I have a medical condition called chronic fatigue syndrome. It's a somewhat controversial condition. Some medical people think that people with this condition have become convinced that they can't do things that they really can do - so to get better they need someone to make them do things that they think they can't manage. Other medical people think that CFS people have got something wrong in how with how their body works, and that pushing them to do things they can't do actually makes their health a lot worse. Probably they're both right - some people with these symptoms will get better if you push them, other people will get worse. For myself, I've had this condition for 10 years and I know that I get worse if I push myself to do more.
Anyway, last week I went to see some specialists about a different problem. While I was there, they kept on talking about my fatigue and trying to persuade me that I needed to push myself. They implied that my other problem wouldn't get better if I didn't do so. I got really angry and upset: they weren't specialists in this area, I've been properly diagnosed with chronic fatigue by people who know about the condition - why didn't they just mind their own business!!! And I was scared - I really wanted help with my other problem, but they didn't seem willing to help me unless I was willing to do things I knew would make me really sick.
After stewing about this for a day or two, I realised I needed to take it to God.
I started praying and acknowledged that I was in His hands - He is the one who is my real help, not the medical people. As I spent time with God, I realised something else. I was partly upset because I felt that the attitude of the specialists I'd seen meant that I might not be able to get any help from them with my other problem, but I realised that that wasn't the main reason. The main thing that actually upset me was that they had offended my pride.

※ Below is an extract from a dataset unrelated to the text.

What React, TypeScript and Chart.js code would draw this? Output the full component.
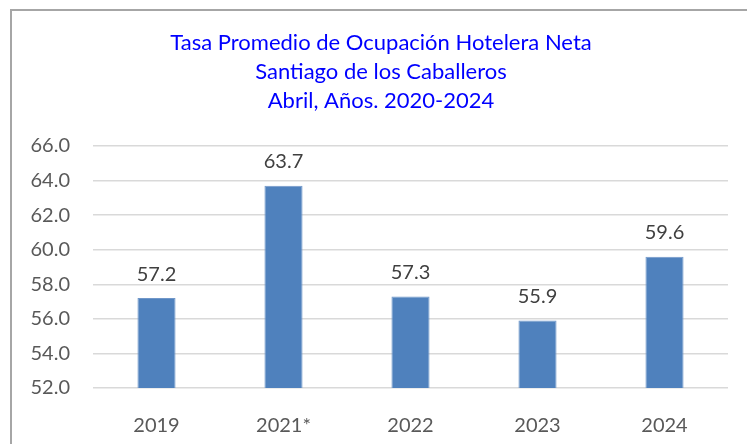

I believe that I'm a strong person who's coping very well with a really challenging illness and I'm proud of that. When they seemed to see me instead as someone who's all scared and weak, I was offended and angry. When I realised that, I had to repent of that. Repent of the pride and also repent of putting my self-worth in their good opinion, rather than in who I am in God.
Having done that, God showed me something else. The other reason I was so upset was because, whenever something like this happens, I have a sneaky fear that maybe they're right: maybe there isn't anything really wrong with me and I've brought all my problems on myself by just being too scared to push myself. Ten years of my life spent mostly bed ridden for no good reason is a pretty scary thought!! So I spent some time talking to God about that one, too - just acknowledging that fear and allowing myself to be reminded that, whether or not my CFS is 'real', it's God who's in charge of my life.
After taking all that to God and talking it over with Him I was finally calm again. I may not be able to get the help I want from these specialists, but I know that I'm safe in God's hands never-the-less. Whenever the upsetness has started to come back, I've reminded myself of that.